List each line of the data in which the string "this" appears.

>> Begin

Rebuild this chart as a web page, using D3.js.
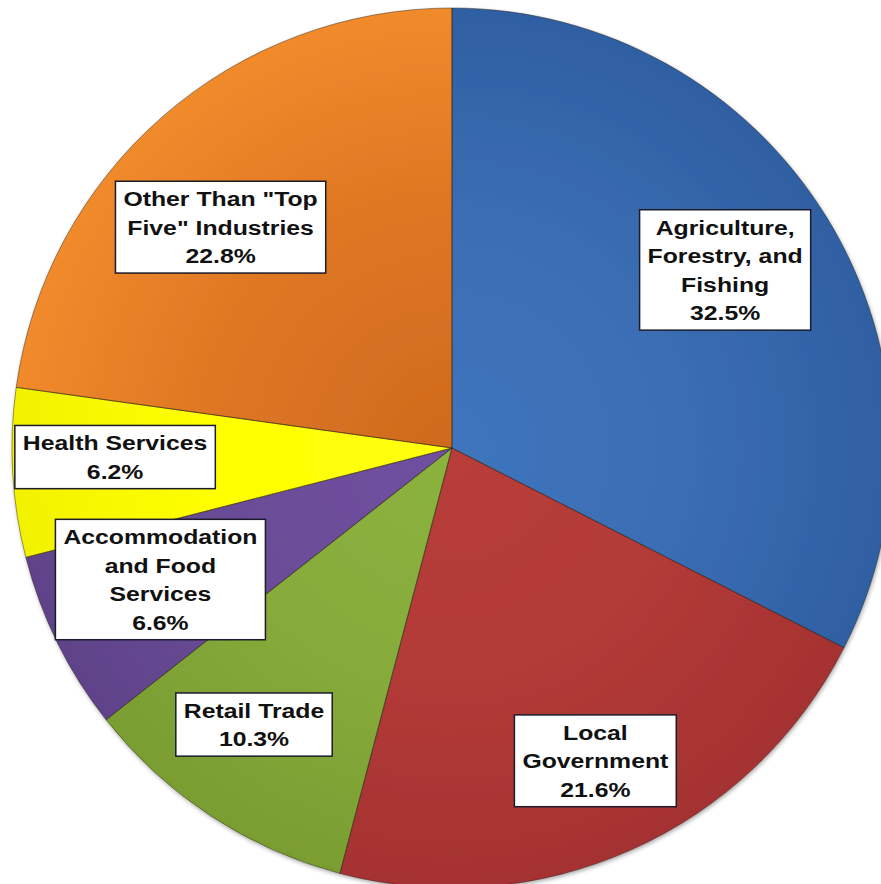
<!DOCTYPE html>
<html>
<head>
<meta charset="utf-8">
<script src="https://cdn.jsdelivr.net/npm/d3@7/dist/d3.min.js"></script>
<style>
  html, body { margin: 0; padding: 0; background: #ffffff; }
  svg { display: block; }
</style>
</head>
<body>
<svg id="chart" width="881" height="884"></svg>
<script>
// ---- data ----
const categories = [
  "Agriculture, Forestry, and Fishing",
  "Local Government",
  "Retail Trade",
  "Accommodation and Food Services",
  "Health Services",
  "Other Than \"Top Five\" Industries"
];
const values = [32.5, 21.6, 10.3, 6.6, 6.2, 22.8];
const labelLines = [
  ["Agriculture,", "Forestry, and", "Fishing"],
  ["Local", "Government"],
  ["Retail Trade"],
  ["Accommodation", "and Food", "Services"],
  ["Health Services"],
  ["Other Than \"Top", "Five\" Industries"]
];

// ---- styling / layout (not data) ----
// gradient stops: inner (near center), mid, outer edge
const stopInner = ["#3f75bd", "#b83d3a", "#8cb23f", "#6f50a0", "#ffff10", "#cf6a1e"];
const stopMid   = ["#3a6db3", "#b23a37", "#86ab3a", "#6b4c96", "#ffff00", "#de7622"];
const stopOuter = ["#2f5fa2", "#a53231", "#7a9d32", "#5f438a", "#f2f200", "#f08a2c"];
// label placement: angle offset (deg) from slice mid and radius fraction
const labelAngleOffset = [-1.6, -0.5, 2.3, 2.0, 1.7, -5.3];
const labelRadiusFrac = [0.741, 0.782, 0.773, 0.727, 0.766, 0.727];

const cx = 452, cy = 448, R = 440;
const fontSize = 21, lineH = 28.6, scaleX = 1.18;

const svg = d3.select("#chart");
const defs = svg.append("defs");

stopMid.forEach((c, i) => {
  const gr = defs.append("radialGradient")
    .attr("id", "grad" + i)
    .attr("gradientUnits", "userSpaceOnUse")
    .attr("cx", 0).attr("cy", 0).attr("r", R);
  gr.append("stop").attr("offset", "0%").attr("stop-color", stopInner[i]);
  gr.append("stop").attr("offset", "55%").attr("stop-color", stopMid[i]);
  gr.append("stop").attr("offset", "100%").attr("stop-color", stopOuter[i]);
});

const shadow = defs.append("filter").attr("id", "shadow")
  .attr("x", "-10%").attr("y", "-10%").attr("width", "120%").attr("height", "120%");
shadow.append("feGaussianBlur").attr("in", "SourceAlpha").attr("stdDeviation", 2);
shadow.append("feOffset").attr("dx", 1).attr("dy", 2).attr("result", "ob");
shadow.append("feComponentTransfer").append("feFuncA").attr("type", "linear").attr("slope", 0.35);
const merge = shadow.append("feMerge");
merge.append("feMergeNode");
merge.append("feMergeNode").attr("in", "SourceGraphic");

const data = categories.map((c, i) => ({ name: c, value: values[i], i }));

const pie = d3.pie().sort(null).value(d => d.value)
  .startAngle(0).endAngle(2 * Math.PI);
const arcs = pie(data);
const arc = d3.arc().innerRadius(0).outerRadius(R);

const g = svg.append("g").attr("transform", `translate(${cx},${cy})`);

g.append("g").attr("filter", "url(#shadow)")
  .selectAll("path").data(arcs).join("path")
  .attr("d", arc)
  .attr("fill", d => `url(#grad${d.data.i})`);

// slice separators
g.append("g").selectAll("path").data(arcs).join("path")
  .attr("d", arc)
  .attr("fill", "none")
  .attr("stroke", "rgba(40,30,20,0.45)")
  .attr("stroke-width", 1);

// ---- labels ----
const labels = g.append("g");
arcs.forEach((d, k) => {
  const mid = (d.startAngle + d.endAngle) / 2 + labelAngleOffset[k] * Math.PI / 180;
  const r = R * labelRadiusFrac[k];
  const x = r * Math.sin(mid), y = -r * Math.cos(mid);
  const lines = labelLines[k].concat([d3.format(".1f")(d.data.value) + "%"]);
  const lg = labels.append("g").attr("transform", `translate(${x},${y})`);
  const rect = lg.append("rect");
  const tg = lg.append("g").attr("transform", `scale(${scaleX},1)`);
  const n = lines.length;
  const t = tg.selectAll("text").data(lines).join("text")
    .attr("x", 0)
    .attr("y", (s, j) => (j - (n - 1) / 2) * lineH)
    .attr("dy", "0.36em")
    .attr("text-anchor", "middle")
    .attr("font-family", "'Liberation Sans', Arial, sans-serif")
    .attr("font-weight", "bold")
    .attr("font-size", fontSize)
    .attr("fill", "#111")
    .text(s => s);
  let maxW = 0;
  t.each(function () { maxW = Math.max(maxW, this.getComputedTextLength()); });
  const bw = maxW * scaleX + 16, bh = n * lineH + 6;
  rect.attr("x", -bw / 2).attr("y", -bh / 2)
    .attr("width", bw).attr("height", bh)
    .attr("fill", "#ffffff")
    .attr("stroke", "#1b1b2a")
    .attr("stroke-width", 1.5);
});
</script>
</body>
</html>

>> End

**FINISHED TASK:**
Rebuild this chart as a web page, using D3.js.
  t.each(function () { maxW = Math.max(maxW, this.getComputedTextLength()); });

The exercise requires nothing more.